### Data extract
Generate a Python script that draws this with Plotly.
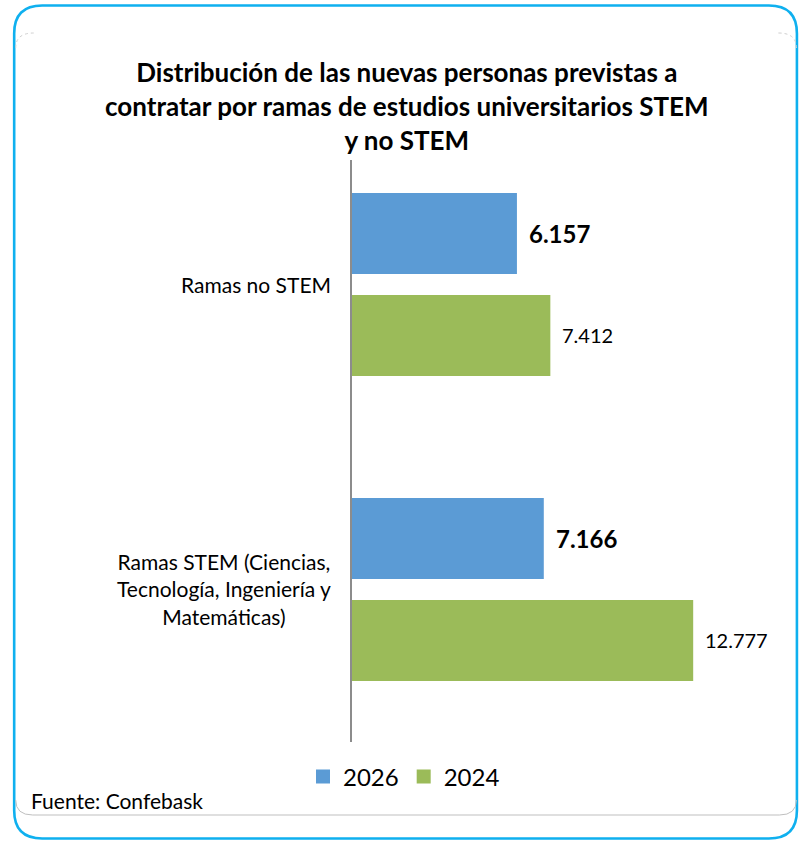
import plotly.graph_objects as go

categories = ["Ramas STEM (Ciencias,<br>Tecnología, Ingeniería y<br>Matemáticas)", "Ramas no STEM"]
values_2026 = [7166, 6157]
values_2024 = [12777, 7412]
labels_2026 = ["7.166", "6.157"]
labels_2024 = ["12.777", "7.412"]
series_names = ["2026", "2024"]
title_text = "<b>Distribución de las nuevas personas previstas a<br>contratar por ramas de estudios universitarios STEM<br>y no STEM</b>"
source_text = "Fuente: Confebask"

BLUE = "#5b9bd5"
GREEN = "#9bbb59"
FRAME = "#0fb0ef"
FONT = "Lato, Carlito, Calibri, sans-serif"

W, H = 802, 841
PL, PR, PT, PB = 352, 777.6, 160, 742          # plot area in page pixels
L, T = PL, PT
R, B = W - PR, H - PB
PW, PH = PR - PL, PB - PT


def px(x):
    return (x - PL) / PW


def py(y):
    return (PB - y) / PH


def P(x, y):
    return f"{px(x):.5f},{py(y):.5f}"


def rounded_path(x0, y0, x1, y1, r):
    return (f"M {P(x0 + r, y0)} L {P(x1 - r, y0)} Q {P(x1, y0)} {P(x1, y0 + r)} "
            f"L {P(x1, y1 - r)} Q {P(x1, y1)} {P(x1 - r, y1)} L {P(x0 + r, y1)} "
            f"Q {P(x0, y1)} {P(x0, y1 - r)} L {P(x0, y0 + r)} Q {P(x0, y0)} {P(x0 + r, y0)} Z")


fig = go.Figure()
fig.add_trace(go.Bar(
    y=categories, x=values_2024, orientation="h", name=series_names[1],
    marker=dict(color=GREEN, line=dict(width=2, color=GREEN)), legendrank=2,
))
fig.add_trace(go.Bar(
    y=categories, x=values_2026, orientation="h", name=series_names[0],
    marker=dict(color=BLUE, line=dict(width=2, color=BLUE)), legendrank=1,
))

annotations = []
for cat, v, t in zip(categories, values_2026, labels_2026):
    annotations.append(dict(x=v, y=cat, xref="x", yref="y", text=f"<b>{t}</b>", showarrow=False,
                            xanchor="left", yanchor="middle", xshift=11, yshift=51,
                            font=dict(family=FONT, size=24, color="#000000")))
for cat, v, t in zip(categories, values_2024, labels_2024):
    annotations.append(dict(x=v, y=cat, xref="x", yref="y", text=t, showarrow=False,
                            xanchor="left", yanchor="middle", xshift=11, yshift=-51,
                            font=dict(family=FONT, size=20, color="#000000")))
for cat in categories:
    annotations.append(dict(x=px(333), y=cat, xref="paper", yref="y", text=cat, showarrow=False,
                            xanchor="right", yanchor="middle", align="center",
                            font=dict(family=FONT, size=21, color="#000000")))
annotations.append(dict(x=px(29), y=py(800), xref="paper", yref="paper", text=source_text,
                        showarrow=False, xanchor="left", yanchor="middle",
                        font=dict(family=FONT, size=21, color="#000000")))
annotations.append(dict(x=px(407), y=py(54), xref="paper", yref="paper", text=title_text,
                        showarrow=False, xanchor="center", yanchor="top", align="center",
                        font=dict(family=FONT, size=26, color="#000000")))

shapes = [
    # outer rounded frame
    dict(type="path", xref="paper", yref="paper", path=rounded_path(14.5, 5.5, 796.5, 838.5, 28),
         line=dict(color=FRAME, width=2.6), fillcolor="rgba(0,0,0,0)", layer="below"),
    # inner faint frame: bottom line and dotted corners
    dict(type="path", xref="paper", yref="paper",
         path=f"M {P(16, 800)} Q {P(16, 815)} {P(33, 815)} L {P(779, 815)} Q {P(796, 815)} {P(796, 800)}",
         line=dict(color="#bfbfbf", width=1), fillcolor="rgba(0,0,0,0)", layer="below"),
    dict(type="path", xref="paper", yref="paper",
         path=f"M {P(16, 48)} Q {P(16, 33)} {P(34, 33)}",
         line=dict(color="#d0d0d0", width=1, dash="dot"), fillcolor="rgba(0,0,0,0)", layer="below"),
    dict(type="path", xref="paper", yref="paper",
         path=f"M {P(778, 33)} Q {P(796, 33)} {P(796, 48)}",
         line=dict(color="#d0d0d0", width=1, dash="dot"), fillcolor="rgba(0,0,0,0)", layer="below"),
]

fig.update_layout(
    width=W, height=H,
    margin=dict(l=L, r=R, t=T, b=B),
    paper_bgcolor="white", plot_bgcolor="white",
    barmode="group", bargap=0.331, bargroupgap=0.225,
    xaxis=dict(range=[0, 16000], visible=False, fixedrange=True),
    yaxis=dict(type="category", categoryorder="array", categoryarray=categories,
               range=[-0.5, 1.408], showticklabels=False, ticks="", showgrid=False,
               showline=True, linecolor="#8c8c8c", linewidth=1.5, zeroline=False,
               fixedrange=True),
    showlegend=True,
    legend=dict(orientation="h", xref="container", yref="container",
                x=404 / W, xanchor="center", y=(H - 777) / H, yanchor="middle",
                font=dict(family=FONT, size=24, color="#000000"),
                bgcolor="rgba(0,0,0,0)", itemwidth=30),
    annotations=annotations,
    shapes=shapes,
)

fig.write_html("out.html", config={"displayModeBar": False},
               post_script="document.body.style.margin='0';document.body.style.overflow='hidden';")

### Brief
Transcribe the listing above verbatim. Omit the pictures.

### Full output
Generate a Python script that draws this with Plotly.
import plotly.graph_objects as go

categories = ["Ramas STEM (Ciencias,<br>Tecnología, Ingeniería y<br>Matemáticas)", "Ramas no STEM"]
values_2026 = [7166, 6157]
values_2024 = [12777, 7412]
labels_2026 = ["7.166", "6.157"]
labels_2024 = ["12.777", "7.412"]
series_names = ["2026", "2024"]
title_text = "<b>Distribución de las nuevas personas previstas a<br>contratar por ramas de estudios universitarios STEM<br>y no STEM</b>"
source_text = "Fuente: Confebask"

BLUE = "#5b9bd5"
GREEN = "#9bbb59"
FRAME = "#0fb0ef"
FONT = "Lato, Carlito, Calibri, sans-serif"

W, H = 802, 841
PL, PR, PT, PB = 352, 777.6, 160, 742          # plot area in page pixels
L, T = PL, PT
R, B = W - PR, H - PB
PW, PH = PR - PL, PB - PT


def px(x):
    return (x - PL) / PW


def py(y):
    return (PB - y) / PH


def P(x, y):
    return f"{px(x):.5f},{py(y):.5f}"


def rounded_path(x0, y0, x1, y1, r):
    return (f"M {P(x0 + r, y0)} L {P(x1 - r, y0)} Q {P(x1, y0)} {P(x1, y0 + r)} "
            f"L {P(x1, y1 - r)} Q {P(x1, y1)} {P(x1 - r, y1)} L {P(x0 + r, y1)} "
            f"Q {P(x0, y1)} {P(x0, y1 - r)} L {P(x0, y0 + r)} Q {P(x0, y0)} {P(x0 + r, y0)} Z")


fig = go.Figure()
fig.add_trace(go.Bar(
    y=categories, x=values_2024, orientation="h", name=series_names[1],
    marker=dict(color=GREEN, line=dict(width=2, color=GREEN)), legendrank=2,
))
fig.add_trace(go.Bar(
    y=categories, x=values_2026, orientation="h", name=series_names[0],
    marker=dict(color=BLUE, line=dict(width=2, color=BLUE)), legendrank=1,
))

annotations = []
for cat, v, t in zip(categories, values_2026, labels_2026):
    annotations.append(dict(x=v, y=cat, xref="x", yref="y", text=f"<b>{t}</b>", showarrow=False,
                            xanchor="left", yanchor="middle", xshift=11, yshift=51,
                            font=dict(family=FONT, size=24, color="#000000")))
for cat, v, t in zip(categories, values_2024, labels_2024):
    annotations.append(dict(x=v, y=cat, xref="x", yref="y", text=t, showarrow=False,
                            xanchor="left", yanchor="middle", xshift=11, yshift=-51,
                            font=dict(family=FONT, size=20, color="#000000")))
for cat in categories:
    annotations.append(dict(x=px(333), y=cat, xref="paper", yref="y", text=cat, showarrow=False,
                            xanchor="right", yanchor="middle", align="center",
                            font=dict(family=FONT, size=21, color="#000000")))
annotations.append(dict(x=px(29), y=py(800), xref="paper", yref="paper", text=source_text,
                        showarrow=False, xanchor="left", yanchor="middle",
                        font=dict(family=FONT, size=21, color="#000000")))
annotations.append(dict(x=px(407), y=py(54), xref="paper", yref="paper", text=title_text,
                        showarrow=False, xanchor="center", yanchor="top", align="center",
                        font=dict(family=FONT, size=26, color="#000000")))

shapes = [
    # outer rounded frame
    dict(type="path", xref="paper", yref="paper", path=rounded_path(14.5, 5.5, 796.5, 838.5, 28),
         line=dict(color=FRAME, width=2.6), fillcolor="rgba(0,0,0,0)", layer="below"),
    # inner faint frame: bottom line and dotted corners
    dict(type="path", xref="paper", yref="paper",
         path=f"M {P(16, 800)} Q {P(16, 815)} {P(33, 815)} L {P(779, 815)} Q {P(796, 815)} {P(796, 800)}",
         line=dict(color="#bfbfbf", width=1), fillcolor="rgba(0,0,0,0)", layer="below"),
    dict(type="path", xref="paper", yref="paper",
         path=f"M {P(16, 48)} Q {P(16, 33)} {P(34, 33)}",
         line=dict(color="#d0d0d0", width=1, dash="dot"), fillcolor="rgba(0,0,0,0)", layer="below"),
    dict(type="path", xref="paper", yref="paper",
         path=f"M {P(778, 33)} Q {P(796, 33)} {P(796, 48)}",
         line=dict(color="#d0d0d0", width=1, dash="dot"), fillcolor="rgba(0,0,0,0)", layer="below"),
]

fig.update_layout(
    width=W, height=H,
    margin=dict(l=L, r=R, t=T, b=B),
    paper_bgcolor="white", plot_bgcolor="white",
    barmode="group", bargap=0.331, bargroupgap=0.225,
    xaxis=dict(range=[0, 16000], visible=False, fixedrange=True),
    yaxis=dict(type="category", categoryorder="array", categoryarray=categories,
               range=[-0.5, 1.408], showticklabels=False, ticks="", showgrid=False,
               showline=True, linecolor="#8c8c8c", linewidth=1.5, zeroline=False,
               fixedrange=True),
    showlegend=True,
    legend=dict(orientation="h", xref="container", yref="container",
                x=404 / W, xanchor="center", y=(H - 777) / H, yanchor="middle",
                font=dict(family=FONT, size=24, color="#000000"),
                bgcolor="rgba(0,0,0,0)", itemwidth=30),
    annotations=annotations,
    shapes=shapes,
)

fig.write_html("out.html", config={"displayModeBar": False},
               post_script="document.body.style.margin='0';document.body.style.overflow='hidden';")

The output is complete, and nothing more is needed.